Canadian Mortgage Changes

July 15, 2008 · Leave a Comment

“Mortgage changes followed concerns about housing crunch in Canada

by Julian Beltrame, The Canadian Press”

OTTAWA – Concerns that cracks were beginning to appear in the foundations of Canada’s housing market were behind the government’s surprise decision to crack down on loose mortgage conditions ushered in less than two years earlier, officials and experts say.

Starting Oct. 15, Canadians will no longer be able to purchase a home with a government-backed mortgage with a 40-year amortization and no down payment.  

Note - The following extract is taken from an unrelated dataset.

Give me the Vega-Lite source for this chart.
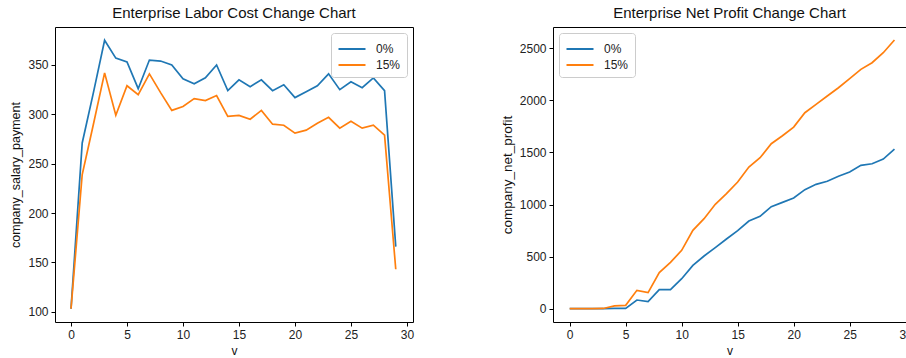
{
  "$schema": "https://vega.github.io/schema/vega-lite/v6.json",
  "padding": {"left": 9, "top": 5, "right": 0, "bottom": 0},
  "background": "white",
  "datasets": {
    "salary": [
      {"v":0,"rate":"0%","value":103},{"v":1,"rate":"0%","value":271},{"v":2,"rate":"0%","value":322},{"v":3,"rate":"0%","value":375},{"v":4,"rate":"0%","value":357},{"v":5,"rate":"0%","value":353},{"v":6,"rate":"0%","value":326},{"v":7,"rate":"0%","value":355},{"v":8,"rate":"0%","value":354},{"v":9,"rate":"0%","value":350},{"v":10,"rate":"0%","value":336},{"v":11,"rate":"0%","value":331},{"v":12,"rate":"0%","value":337},{"v":13,"rate":"0%","value":350},{"v":14,"rate":"0%","value":324},{"v":15,"rate":"0%","value":335},{"v":16,"rate":"0%","value":328},{"v":17,"rate":"0%","value":335},{"v":18,"rate":"0%","value":324},{"v":19,"rate":"0%","value":330},{"v":20,"rate":"0%","value":317},{"v":21,"rate":"0%","value":323},{"v":22,"rate":"0%","value":329},{"v":23,"rate":"0%","value":341},{"v":24,"rate":"0%","value":325},{"v":25,"rate":"0%","value":333},{"v":26,"rate":"0%","value":327},{"v":27,"rate":"0%","value":337},{"v":28,"rate":"0%","value":324},{"v":29,"rate":"0%","value":166},
      {"v":0,"rate":"15%","value":103},{"v":1,"rate":"15%","value":239},{"v":2,"rate":"15%","value":290},{"v":3,"rate":"15%","value":342},{"v":4,"rate":"15%","value":299},{"v":5,"rate":"15%","value":329},{"v":6,"rate":"15%","value":320},{"v":7,"rate":"15%","value":341},{"v":8,"rate":"15%","value":322},{"v":9,"rate":"15%","value":304},{"v":10,"rate":"15%","value":308},{"v":11,"rate":"15%","value":316},{"v":12,"rate":"15%","value":314},{"v":13,"rate":"15%","value":319},{"v":14,"rate":"15%","value":298},{"v":15,"rate":"15%","value":299},{"v":16,"rate":"15%","value":295},{"v":17,"rate":"15%","value":304},{"v":18,"rate":"15%","value":290},{"v":19,"rate":"15%","value":289},{"v":20,"rate":"15%","value":281},{"v":21,"rate":"15%","value":284},{"v":22,"rate":"15%","value":291},{"v":23,"rate":"15%","value":297},{"v":24,"rate":"15%","value":286},{"v":25,"rate":"15%","value":293},{"v":26,"rate":"15%","value":286},{"v":27,"rate":"15%","value":289},{"v":28,"rate":"15%","value":279},{"v":29,"rate":"15%","value":143}
    ],
    "profit": [
      {"v":0,"rate":"0%","value":0},{"v":1,"rate":"0%","value":0},{"v":2,"rate":"0%","value":0},{"v":3,"rate":"0%","value":0},{"v":4,"rate":"0%","value":2},{"v":5,"rate":"0%","value":3},{"v":6,"rate":"0%","value":83},{"v":7,"rate":"0%","value":67},{"v":8,"rate":"0%","value":182},{"v":9,"rate":"0%","value":183},{"v":10,"rate":"0%","value":288},{"v":11,"rate":"0%","value":416},{"v":12,"rate":"0%","value":506},{"v":13,"rate":"0%","value":586},{"v":14,"rate":"0%","value":669},{"v":15,"rate":"0%","value":749},{"v":16,"rate":"0%","value":842},{"v":17,"rate":"0%","value":887},{"v":18,"rate":"0%","value":980},{"v":19,"rate":"0%","value":1021},{"v":20,"rate":"0%","value":1063},{"v":21,"rate":"0%","value":1143},{"v":22,"rate":"0%","value":1194},{"v":23,"rate":"0%","value":1223},{"v":24,"rate":"0%","value":1271},{"v":25,"rate":"0%","value":1312},{"v":26,"rate":"0%","value":1376},{"v":27,"rate":"0%","value":1392},{"v":28,"rate":"0%","value":1437},{"v":29,"rate":"0%","value":1533},
      {"v":0,"rate":"15%","value":0},{"v":1,"rate":"15%","value":0},{"v":2,"rate":"15%","value":0},{"v":3,"rate":"15%","value":2},{"v":4,"rate":"15%","value":26},{"v":5,"rate":"15%","value":32},{"v":6,"rate":"15%","value":176},{"v":7,"rate":"15%","value":154},{"v":8,"rate":"15%","value":346},{"v":9,"rate":"15%","value":445},{"v":10,"rate":"15%","value":560},{"v":11,"rate":"15%","value":752},{"v":12,"rate":"15%","value":864},{"v":13,"rate":"15%","value":1002},{"v":14,"rate":"15%","value":1104},{"v":15,"rate":"15%","value":1216},{"v":16,"rate":"15%","value":1360},{"v":17,"rate":"15%","value":1450},{"v":18,"rate":"15%","value":1584},{"v":19,"rate":"15%","value":1661},{"v":20,"rate":"15%","value":1744},{"v":21,"rate":"15%","value":1882},{"v":22,"rate":"15%","value":1962},{"v":23,"rate":"15%","value":2042},{"v":24,"rate":"15%","value":2122},{"v":25,"rate":"15%","value":2209},{"v":26,"rate":"15%","value":2298},{"v":27,"rate":"15%","value":2362},{"v":28,"rate":"15%","value":2458},{"v":29,"rate":"15%","value":2580}
    ]
  },
  "hconcat": [
    {
      "width": 358,
      "height": 295,
      "title": {"text": "Enterprise Labor Cost Change Chart"},
      "data": {"name": "salary"},
      "mark": {"type": "line", "strokeWidth": 1.7},
      "encoding": {
        "x": {"field": "v", "type": "quantitative", "title": "v",
              "scale": {"domain": [-1.43, 30.54], "nice": false, "zero": false},
              "axis": {"values": [0, 5, 10, 15, 20, 25, 30], "format": "d", "labelFlush": false}},
        "y": {"field": "value", "type": "quantitative", "title": "company_salary_payment",
              "scale": {"domain": [89.6, 388.5], "nice": false, "zero": false},
              "axis": {"values": [100, 150, 200, 250, 300, 350], "format": "d", "titleFontSize": 12.5}},
        "color": {"field": "rate", "type": "nominal", "sort": ["0%", "15%"],
                  "scale": {"domain": ["0%", "15%"], "range": ["#1f77b4", "#ff7f0e"]},
                  "legend": {"orient": "top-right", "title": null, "offset": 6}}
      }
    },
    {
      "width": 353,
      "height": 295,
      "title": {"text": "Enterprise Net Profit Change Chart"},
      "data": {"name": "profit"},
      "mark": {"type": "line", "strokeWidth": 1.7},
      "encoding": {
        "x": {"field": "v", "type": "quantitative", "title": "v",
              "scale": {"domain": [-1.49, 30.03], "nice": false, "zero": false},
              "axis": {"values": [0, 5, 10, 15, 20, 25, 30], "format": "d", "labelFlush": false}},
        "y": {"field": "value", "type": "quantitative", "title": "company_net_profit",
              "scale": {"domain": [-128, 2705], "nice": false, "zero": false},
              "axis": {"values": [0, 500, 1000, 1500, 2000, 2500], "format": "d", "titleFontSize": 13.5}},
        "color": {"field": "rate", "type": "nominal", "sort": ["0%", "15%"],
                  "scale": {"domain": ["0%", "15%"], "range": ["#1f77b4", "#ff7f0e"]},
                  "legend": {"orient": "top-left", "title": null, "offset": 6}}
      }
    }
  ],
  "resolve": {"legend": {"color": "independent"}},
  "spacing": 84,
  "config": {
    "font": "Liberation Sans",
    "view": {"stroke": "#000", "strokeWidth": 1},
    "title": {"fontSize": 15, "fontWeight": "normal", "color": "#111", "offset": 6, "font": "Liberation Sans"},
    "axis": {
      "domain": false, "grid": false, "ticks": true, "tickColor": "#000", "tickSize": 4,
      "labelFontSize": 12, "labelColor": "#222", "labelPadding": 3,
      "titleFontSize": 12, "titleFontWeight": "normal", "titleColor": "#111", "titlePadding": 5,
      "labelFont": "Liberation Sans", "titleFont": "Liberation Sans"
    },
    "legend": {
      "symbolType": "M-1.5,0H1.5", "symbolSize": 324, "symbolStrokeWidth": 2,
      "labelFontSize": 12, "labelColor": "#222", "strokeColor": "#ccc", "fillColor": "white",
      "padding": 6, "cornerRadius": 3, "rowPadding": 0, "labelOffset": 14, "symbolOffset": 5
    }
  }
}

Instead, mortgages will be limited to 35 years and the government will only insure 95 per cent of the value of the home, meaning buyers will need to come up with at least a five per cent down payment. As well, borrowers must demonstrate that debt servicing costs are no more than 45 per cent of gross income and have a good credit rating.

But while most in the housing sector welcomed the announcement, they also questioned the timing. The Canadian housing sector is cooling after six torrid years of growth.

Bank of Montreal deputy chief economist Douglas Porter said the decision should have been made a year ago, when Canada’s housing market was likely exhibiting signs of a bubble as both prices and starts increased by double-digits over the previous year.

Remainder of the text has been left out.